[start LISTING]
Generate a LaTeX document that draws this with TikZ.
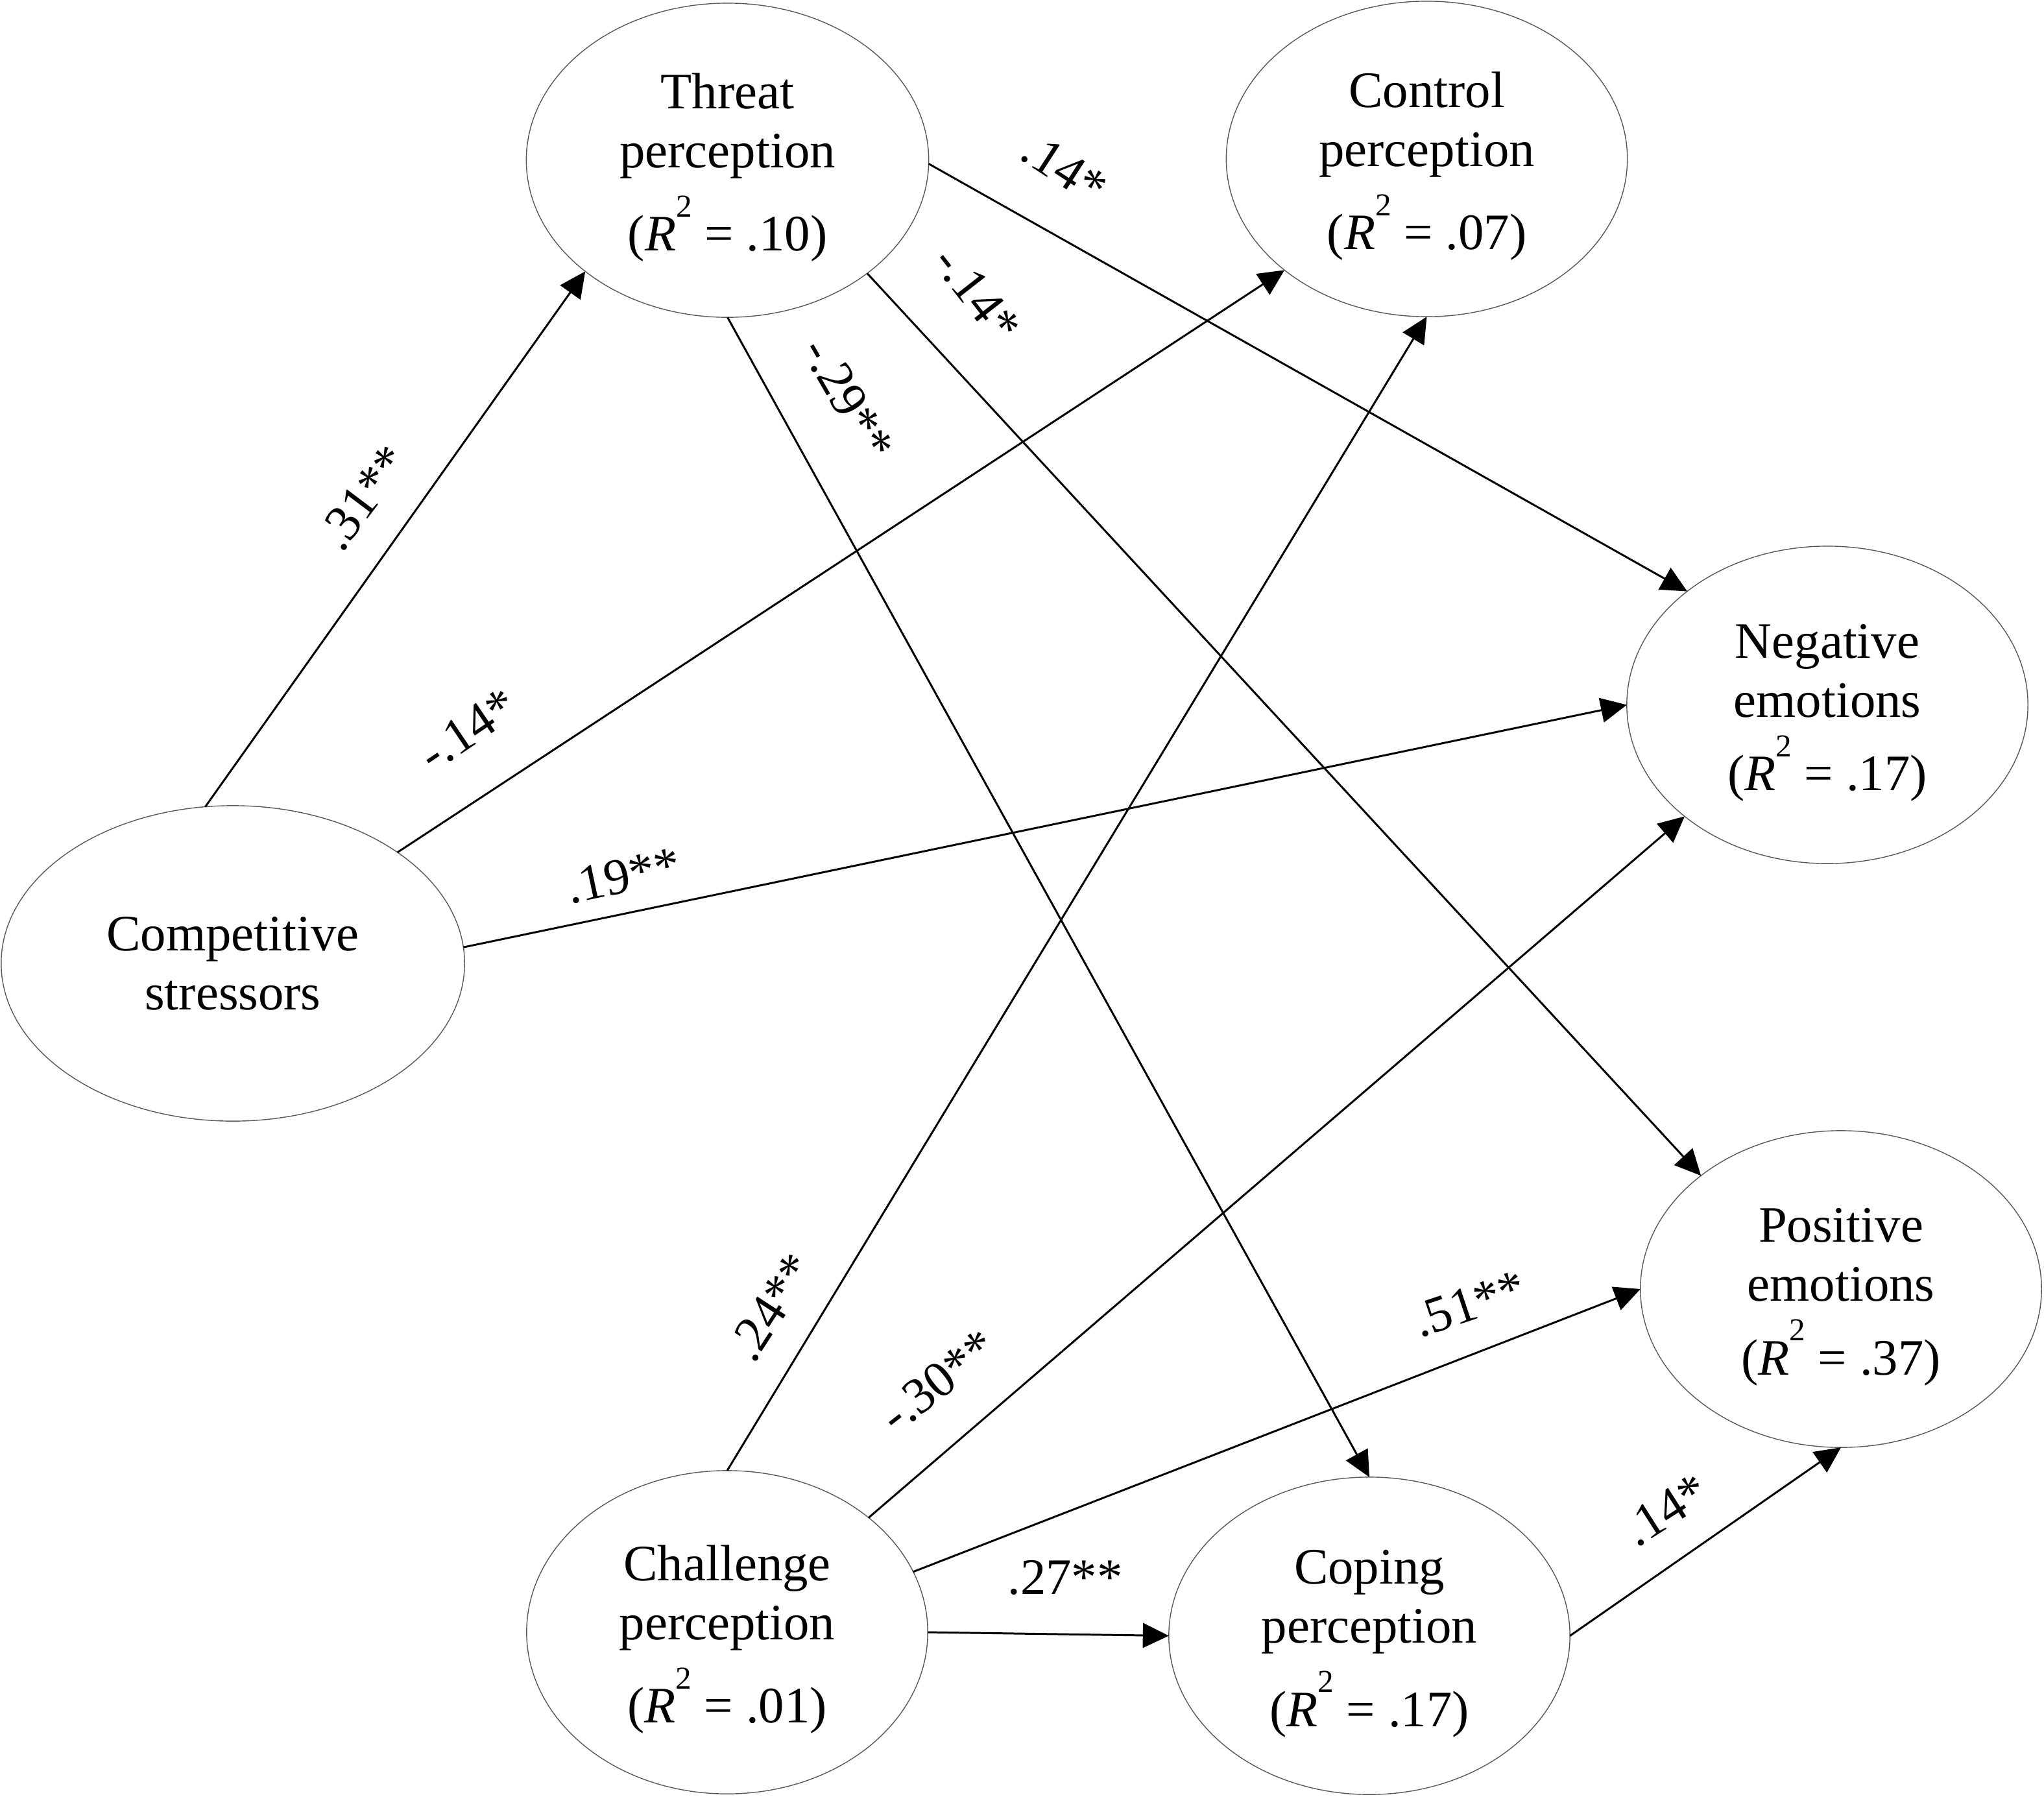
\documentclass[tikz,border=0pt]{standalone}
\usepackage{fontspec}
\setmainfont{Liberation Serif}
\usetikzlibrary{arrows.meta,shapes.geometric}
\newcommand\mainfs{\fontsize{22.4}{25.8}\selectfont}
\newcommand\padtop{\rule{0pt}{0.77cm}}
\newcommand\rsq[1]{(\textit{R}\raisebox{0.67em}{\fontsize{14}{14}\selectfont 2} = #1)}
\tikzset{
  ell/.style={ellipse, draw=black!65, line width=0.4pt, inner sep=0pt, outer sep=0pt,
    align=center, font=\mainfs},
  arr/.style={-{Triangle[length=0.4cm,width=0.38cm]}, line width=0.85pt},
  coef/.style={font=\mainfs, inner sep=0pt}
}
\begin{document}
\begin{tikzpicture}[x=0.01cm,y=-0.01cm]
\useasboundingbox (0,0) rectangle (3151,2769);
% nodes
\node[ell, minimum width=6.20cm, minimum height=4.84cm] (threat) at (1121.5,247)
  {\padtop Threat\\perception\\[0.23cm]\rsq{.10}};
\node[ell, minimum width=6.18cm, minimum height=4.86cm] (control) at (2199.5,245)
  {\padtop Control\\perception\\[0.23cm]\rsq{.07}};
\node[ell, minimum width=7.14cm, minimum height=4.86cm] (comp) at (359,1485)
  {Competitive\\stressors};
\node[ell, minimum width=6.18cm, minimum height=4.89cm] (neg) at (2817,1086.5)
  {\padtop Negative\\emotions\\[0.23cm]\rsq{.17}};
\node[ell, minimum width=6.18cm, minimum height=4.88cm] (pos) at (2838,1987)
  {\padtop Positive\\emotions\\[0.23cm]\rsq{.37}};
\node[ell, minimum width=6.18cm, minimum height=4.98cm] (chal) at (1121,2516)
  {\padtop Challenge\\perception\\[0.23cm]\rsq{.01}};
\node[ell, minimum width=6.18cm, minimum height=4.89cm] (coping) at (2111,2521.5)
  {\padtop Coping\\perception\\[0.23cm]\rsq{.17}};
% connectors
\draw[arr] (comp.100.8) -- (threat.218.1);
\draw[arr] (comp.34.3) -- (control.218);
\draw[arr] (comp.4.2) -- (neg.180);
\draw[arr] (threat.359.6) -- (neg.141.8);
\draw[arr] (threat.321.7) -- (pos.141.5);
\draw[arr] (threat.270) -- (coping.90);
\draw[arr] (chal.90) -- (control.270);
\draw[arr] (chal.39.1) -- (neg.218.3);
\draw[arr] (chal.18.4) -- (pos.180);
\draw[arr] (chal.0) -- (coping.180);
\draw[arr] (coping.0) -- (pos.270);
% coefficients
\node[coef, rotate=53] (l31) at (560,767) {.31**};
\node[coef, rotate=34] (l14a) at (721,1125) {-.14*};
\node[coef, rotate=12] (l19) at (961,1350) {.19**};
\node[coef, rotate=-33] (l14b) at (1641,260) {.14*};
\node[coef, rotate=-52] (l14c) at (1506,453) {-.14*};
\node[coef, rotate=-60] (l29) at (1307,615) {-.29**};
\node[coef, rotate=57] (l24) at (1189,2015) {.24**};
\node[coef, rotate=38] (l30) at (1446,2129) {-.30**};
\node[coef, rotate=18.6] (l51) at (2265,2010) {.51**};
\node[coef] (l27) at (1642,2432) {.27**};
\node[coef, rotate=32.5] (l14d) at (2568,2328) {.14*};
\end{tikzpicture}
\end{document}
[end LISTING]
[start LISTING]
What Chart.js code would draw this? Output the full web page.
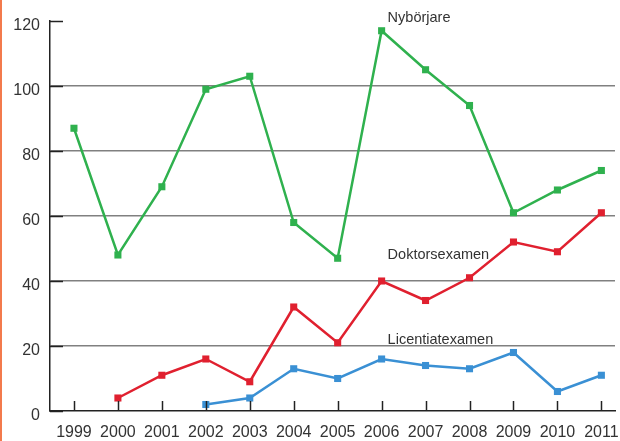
[end LISTING]
# [SHORT TASK]
Only lines with "this" are wanted here; list each of them.

# [FULL OUTPUT]
Generate a LaTeX document that draws this with TikZ.
What Chart.js code would draw this? Output the full web page.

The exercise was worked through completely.